Originally published on Set The Tape
Archangel, written by William Gibson and Michael St. John Smith, is a time travel action-adventure story that spans from modern day to post-world war two Berlin.
It tells the story of a different timeline, a world where America controlled the majority of the planet but has been ravaged by nuclear weapons. With the world destroyed and unliveable, the American leadership forms a plan to travel into an alternate past, to change their history and create a new world for them to take control over.
Having altered his appearance to look like his grandfather, Junior Henderson, the son of the President For Life, travels back to 1945 along with a group of marines and replaces his grandfather, an important military officer. Fortunately, a resistance movement feels that it is wrong for Henderson to alter an entire world in order to rule it, and as such sends a team of their own back in time to stop their plans.
Archangel splits its action between these two time periods, with the 2016 setting acting as support for the agent sent back to the 1940’s. Whilst the majority of the narrative takes place in the past, these jumps back to the present allow for good narrative pauses in the story, and give us some additional context to the future timeline and the events that led to the destruction of their world.

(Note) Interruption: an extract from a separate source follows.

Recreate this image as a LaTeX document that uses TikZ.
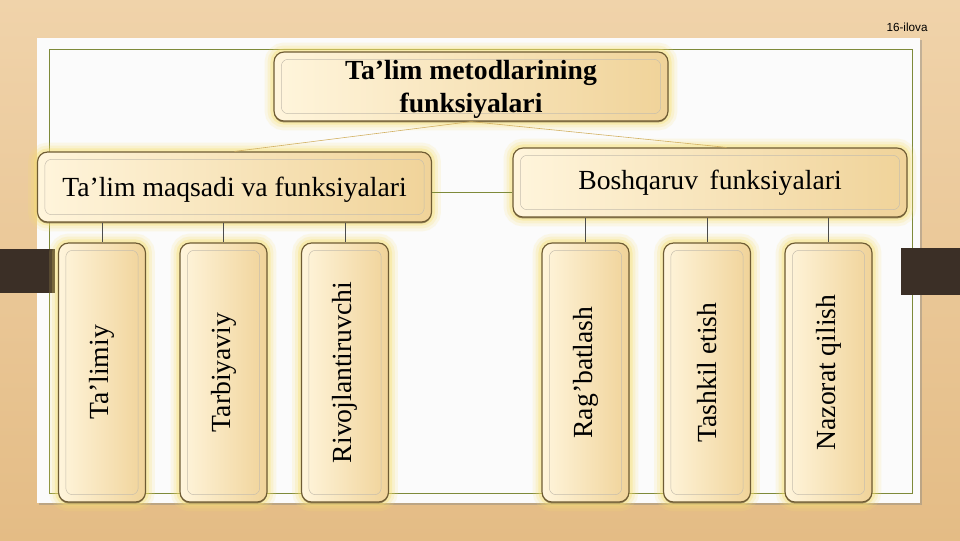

The 1945 setting is well done, with the books art style complementing the location of a post war Berlin. Whilst many time travel stories, especially ones that involve alternate histories, tend to be set during World War Two itself, moving it to the time just after makes for a familiar yet refreshing change. The story unfolds at a brisk pace, yet never feels rushed or like things are happening too quickly, there’s still time to build the world and to take character moments.
Despite only being five issues in length the writers manage to develop their characters well, they explore their histories and their motivations in ways that feel natural and not forced, and manage to add a lot of depth to even side characters. The single panel in which you discover that the character Fritz was held in a Nazi prison is a disturbing moment, and tells you huge amounts about who he is and what he’s been through, simply with dialogue; ‘I wore a pink triangle. A certain guard befriended me. There was food, of sorts. Other privileges, for one such as myself. Staying out of the death camps was one.’
A personal favourite character of mine for the series is Naomi Givens, am RAF Intelligence Officer who couldn’t help but remind me of Peggy Carter. Much like the beloved Marvel character, Givens is a smart, quick thinking, and no nonsense character that drives the story forward; she takes to the concept of time travel especially well.
Archangel also manages to pack in several action sequences throughout the story despite so much of the narrative being given over to characterisation and world building, meaning that even the most hardened action fan will find something of interest, even if they aren’t drawn into the story, which strikes me as impossible.
Learning that Archangel began as a television project, before being changed to a feature film, video game, and then finally a comic book, isn’t surprising, as it has a very cinematic quality throughout, from the way the story unfolds to the way that certain panels are drawn. The book has a scope to it that many comics lack, and a care and attention to detail that make it feel like a very real and lived in world.
With Archangel now collected as a single volume it’s the perfect time to check out the story if you missed the issues when they first came out, plus, reading it as one piece rather than waiting a month between issues is definitely the best way to experience this story.